Si écrit ainsi, cela doit paraître simpliste et abêtissant, c’est sûrement que ça l’est. L’amour est un truc profondément bête, mais dont les voies (voix) restent aussi impénétrables que celles dites du Seigneur, alors qu’il précède l’existence de l’Homme (ne pas oublier le dinosaure compatissant de The Tree of Life, déjà doué de pitié). Malick ne dit pas le contraire. Il a même la naïveté de rappeler que les amours commencent et finissent, mais que l’Amour avec un grand A est éternel. Seulement il le fait avec la cosmicité qui est sienne, à toujours injecter du mouvement dans tout.
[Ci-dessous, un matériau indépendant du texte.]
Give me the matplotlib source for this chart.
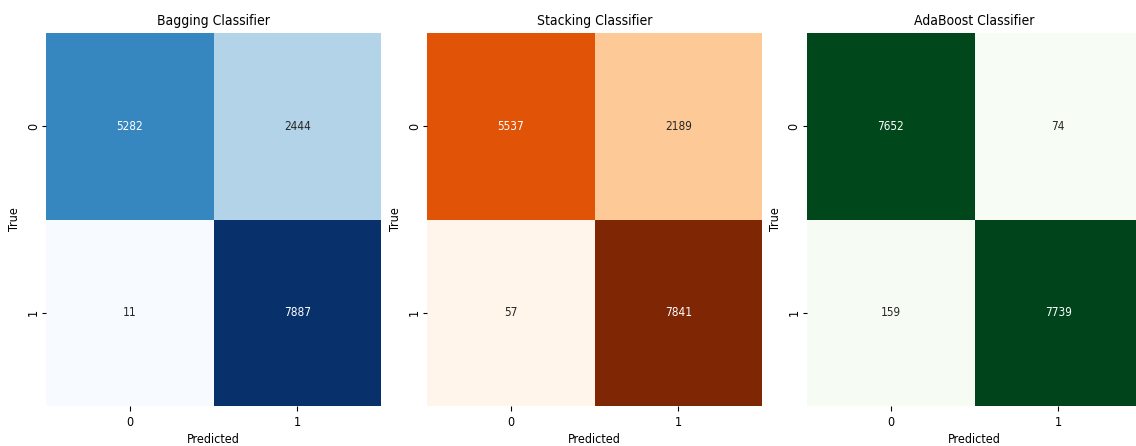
import numpy as np
import matplotlib
matplotlib.use('Agg')
import matplotlib.pyplot as plt
import seaborn as sns

# confusion matrices
titles = ['Bagging Classifier', 'Stacking Classifier', 'AdaBoost Classifier']
cmaps = ['Blues', 'Oranges', 'Greens']
bagging_cm = [[5282, 2444], [11, 7887]]
stacking_cm = [[5537, 2189], [57, 7841]]
adaboost_cm = [[7652, 74], [159, 7739]]
class_labels = ['0', '1']

matrices = [bagging_cm, stacking_cm, adaboost_cm]

plt.rcParams['font.stretch'] = 'condensed'

W, H = 1136, 446
fig = plt.figure(figsize=(W / 100, H / 100), dpi=100)

lefts = [46, 427, 807]
ax_w, ax_b, ax_t = 335, 406, 33

for i in range(3):
    ax = fig.add_axes([lefts[i] / W, (H - ax_b) / H, ax_w / W, (ax_b - ax_t) / H])
    sns.heatmap(np.array(matrices[i]), annot=True, fmt='d', cmap=cmaps[i], cbar=False,
                xticklabels=class_labels, yticklabels=class_labels, ax=ax,
                annot_kws={'fontsize': 8.5})
    ax.set_title(titles[i], fontsize=10)
    ax.set_xlabel('Predicted', fontsize=9, labelpad=3)
    ax.set_ylabel('True', fontsize=9, labelpad=4)
    ax.tick_params(labelsize=9)
    ax.tick_params(axis='y', pad=1.5, length=3)

fig.savefig('out.png', dpi=100)
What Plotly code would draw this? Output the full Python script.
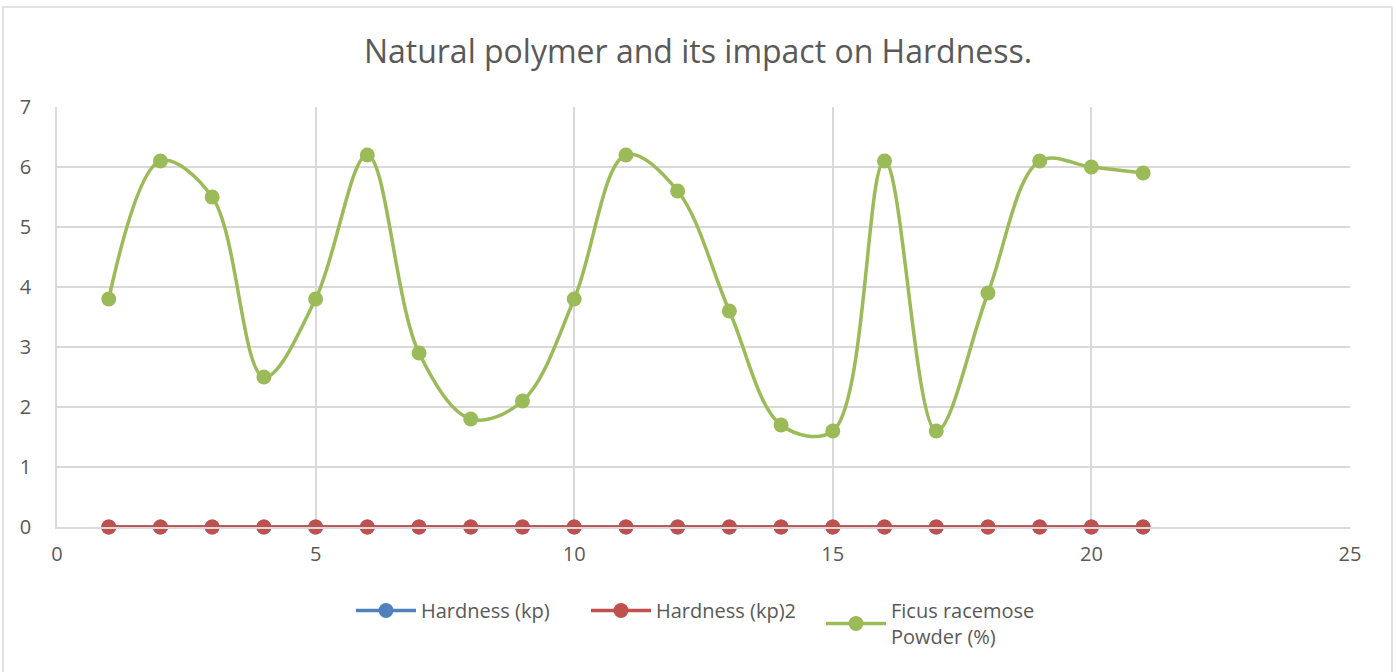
import plotly.graph_objects as go

x_vals = list(range(1, 22))
hardness = [0] * 21
hardness2 = [0] * 21
ficus = [3.8, 6.1, 5.5, 2.5, 3.8, 6.2, 2.9, 1.8, 2.1, 3.8, 6.2, 5.6, 3.6, 1.7, 1.6, 6.1, 1.6, 3.9, 6.1, 6.0, 5.9]

title = "Natural polymer and its impact on Hardness."
names = ["Hardness (kp)", "Hardness (kp)2", "Ficus racemose<br>Powder (%)"]
colors = ["#4f81bd", "#c0504d", "#9bbb59"]

fig = go.Figure()
for name, ys, col, shape in zip(names, [hardness, hardness2, ficus], colors, ["linear", "linear", "spline"]):
    fig.add_trace(go.Scatter(
        x=x_vals, y=ys, name=name, mode="lines+markers", cliponaxis=False,
        line=dict(color=col, width=3.5, shape=shape, smoothing=1.0),
        marker=dict(color=col, size=15),
    ))

W, H = 1396, 672
L, R, T, B = 57, 46, 107, 145
pw, ph = W - L - R, H - T - B

def py(page_y):
    return (527 - page_y) / ph

def px(page_x):
    return (page_x - 57) / pw

fig.update_layout(
    width=W, height=H,
    margin=dict(l=L, r=R, t=T, b=B),
    paper_bgcolor="white", plot_bgcolor="white",
    font=dict(family="Open Sans", color="#595959", size=20),
    title=dict(text=title, x=0.5, xanchor="center", y=1 - 52 / H, yanchor="middle",
               font=dict(size=32, color="#595959")),
    xaxis=dict(range=[0, 25], dtick=5, showgrid=True, gridcolor="#d9d9d9", gridwidth=1.5,
               zeroline=False, showline=True, linecolor="#d9d9d9", linewidth=1.5,
               ticks="", ticklabelstandoff=8, fixedrange=True, tickfont=dict(size=20)),
    yaxis=dict(range=[0, 7], dtick=1, showgrid=True, gridcolor="#d9d9d9", gridwidth=1.5,
               zeroline=False, showline=True, linecolor="#d9d9d9", linewidth=1.5,
               ticks="", ticklabelstandoff=20, fixedrange=True, tickfont=dict(size=20)),
    legend=dict(orientation="h", x=0.5, xanchor="center", y=py(591), yanchor="top",
                font=dict(size=20, color="#595959"), traceorder="normal",
                itemwidth=60, entrywidth=160),
    showlegend=True,
    shapes=[dict(type="rect", xref="paper", yref="paper",
                 x0=px(3), x1=px(1392), y0=py(690), y1=py(7),
                 line=dict(color="#d9d9d9", width=1.5), fillcolor="rgba(0,0,0,0)", layer="below")],
)

fig.write_html("out.html", config={"displayModeBar": False},
               post_script="document.body.style.margin='0';")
La durée des plans est courte, le film est très découpé visuellement, le cadre bouge, parce que rien n’est immobile dans l’univers, surtout pas les corps. Celui rendu céleste d’Olga Kurylenko s’impose comme un co-auteur ou un crayon dont se servirait Malick pour animer ses images (l’ouverture est d’ailleurs une séquence la montrant dans le TGV, tournée avec une caméra DV que l’on croit d’abord tenue par elle). Un corps de ballerine, répétons-le, virevoltant à Paris et en Oklahoma, autour duquel se bâtit sous nos yeux A la merveille. Elle est l’amour insaisissable, évanescent, indomptable, oscillant entre deux états-continents, l’idylle d’Europe et la trahison d’Amérique, un idéal qui se révèle perfectible une fois passé à l’épreuve du monde sensible.
A LA MERVEILLE (To The Wonder, Etats-Unis, 2012), un film de Terrence Malick, avec Olga Kurylenko, Ben Affleck, Javier Bardem, Rachel McAdams. Durée : 112 min. Sortie en France le 6 mars 2013.